### Information provided
__________________________________________________

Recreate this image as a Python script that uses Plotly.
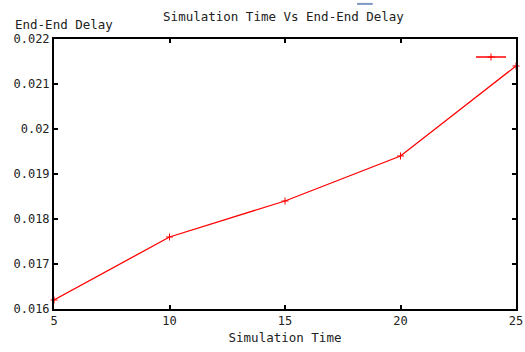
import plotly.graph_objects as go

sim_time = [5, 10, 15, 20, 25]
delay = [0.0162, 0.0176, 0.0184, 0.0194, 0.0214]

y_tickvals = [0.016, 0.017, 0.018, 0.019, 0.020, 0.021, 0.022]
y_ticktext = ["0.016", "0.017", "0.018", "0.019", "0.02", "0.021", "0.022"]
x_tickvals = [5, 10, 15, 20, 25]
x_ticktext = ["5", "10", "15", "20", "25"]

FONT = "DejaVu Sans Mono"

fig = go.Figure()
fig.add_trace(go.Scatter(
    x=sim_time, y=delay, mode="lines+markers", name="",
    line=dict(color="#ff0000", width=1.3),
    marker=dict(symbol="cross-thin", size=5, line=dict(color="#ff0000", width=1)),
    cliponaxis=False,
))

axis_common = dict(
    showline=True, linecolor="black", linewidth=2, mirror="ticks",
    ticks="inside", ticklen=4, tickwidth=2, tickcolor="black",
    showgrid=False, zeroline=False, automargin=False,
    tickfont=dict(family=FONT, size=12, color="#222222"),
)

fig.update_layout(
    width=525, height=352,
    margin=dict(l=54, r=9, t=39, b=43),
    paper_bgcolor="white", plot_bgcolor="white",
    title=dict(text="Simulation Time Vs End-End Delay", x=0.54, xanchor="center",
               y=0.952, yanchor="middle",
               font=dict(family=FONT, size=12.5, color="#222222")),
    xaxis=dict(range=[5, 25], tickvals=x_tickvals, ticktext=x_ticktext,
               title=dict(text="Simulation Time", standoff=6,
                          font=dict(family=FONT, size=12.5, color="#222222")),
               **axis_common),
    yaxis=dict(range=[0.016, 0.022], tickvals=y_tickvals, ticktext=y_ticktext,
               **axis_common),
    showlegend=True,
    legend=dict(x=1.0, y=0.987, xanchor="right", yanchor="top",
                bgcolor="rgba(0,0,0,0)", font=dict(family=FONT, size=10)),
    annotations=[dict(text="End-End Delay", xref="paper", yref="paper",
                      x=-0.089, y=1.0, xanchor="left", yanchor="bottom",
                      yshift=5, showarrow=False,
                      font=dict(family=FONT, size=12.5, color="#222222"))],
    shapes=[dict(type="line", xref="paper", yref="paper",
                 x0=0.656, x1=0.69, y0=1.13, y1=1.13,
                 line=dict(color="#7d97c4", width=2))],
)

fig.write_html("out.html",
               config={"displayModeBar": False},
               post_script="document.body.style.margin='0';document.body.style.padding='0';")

__________________________________________________

Reproduce every line precisely as given, omitting all pictures.

Recreate this image as a Python script that uses Plotly.
import plotly.graph_objects as go

sim_time = [5, 10, 15, 20, 25]
delay = [0.0162, 0.0176, 0.0184, 0.0194, 0.0214]

y_tickvals = [0.016, 0.017, 0.018, 0.019, 0.020, 0.021, 0.022]
y_ticktext = ["0.016", "0.017", "0.018", "0.019", "0.02", "0.021", "0.022"]
x_tickvals = [5, 10, 15, 20, 25]
x_ticktext = ["5", "10", "15", "20", "25"]

FONT = "DejaVu Sans Mono"

fig = go.Figure()
fig.add_trace(go.Scatter(
    x=sim_time, y=delay, mode="lines+markers", name="",
    line=dict(color="#ff0000", width=1.3),
    marker=dict(symbol="cross-thin", size=5, line=dict(color="#ff0000", width=1)),
    cliponaxis=False,
))

axis_common = dict(
    showline=True, linecolor="black", linewidth=2, mirror="ticks",
    ticks="inside", ticklen=4, tickwidth=2, tickcolor="black",
    showgrid=False, zeroline=False, automargin=False,
    tickfont=dict(family=FONT, size=12, color="#222222"),
)

fig.update_layout(
    width=525, height=352,
    margin=dict(l=54, r=9, t=39, b=43),
    paper_bgcolor="white", plot_bgcolor="white",
    title=dict(text="Simulation Time Vs End-End Delay", x=0.54, xanchor="center",
               y=0.952, yanchor="middle",
               font=dict(family=FONT, size=12.5, color="#222222")),
    xaxis=dict(range=[5, 25], tickvals=x_tickvals, ticktext=x_ticktext,
               title=dict(text="Simulation Time", standoff=6,
                          font=dict(family=FONT, size=12.5, color="#222222")),
               **axis_common),
    yaxis=dict(range=[0.016, 0.022], tickvals=y_tickvals, ticktext=y_ticktext,
               **axis_common),
    showlegend=True,
    legend=dict(x=1.0, y=0.987, xanchor="right", yanchor="top",
                bgcolor="rgba(0,0,0,0)", font=dict(family=FONT, size=10)),
    annotations=[dict(text="End-End Delay", xref="paper", yref="paper",
                      x=-0.089, y=1.0, xanchor="left", yanchor="bottom",
                      yshift=5, showarrow=False,
                      font=dict(family=FONT, size=12.5, color="#222222"))],
    shapes=[dict(type="line", xref="paper", yref="paper",
                 x0=0.656, x1=0.69, y0=1.13, y1=1.13,
                 line=dict(color="#7d97c4", width=2))],
)

fig.write_html("out.html",
               config={"displayModeBar": False},
               post_script="document.body.style.margin='0';document.body.style.padding='0';")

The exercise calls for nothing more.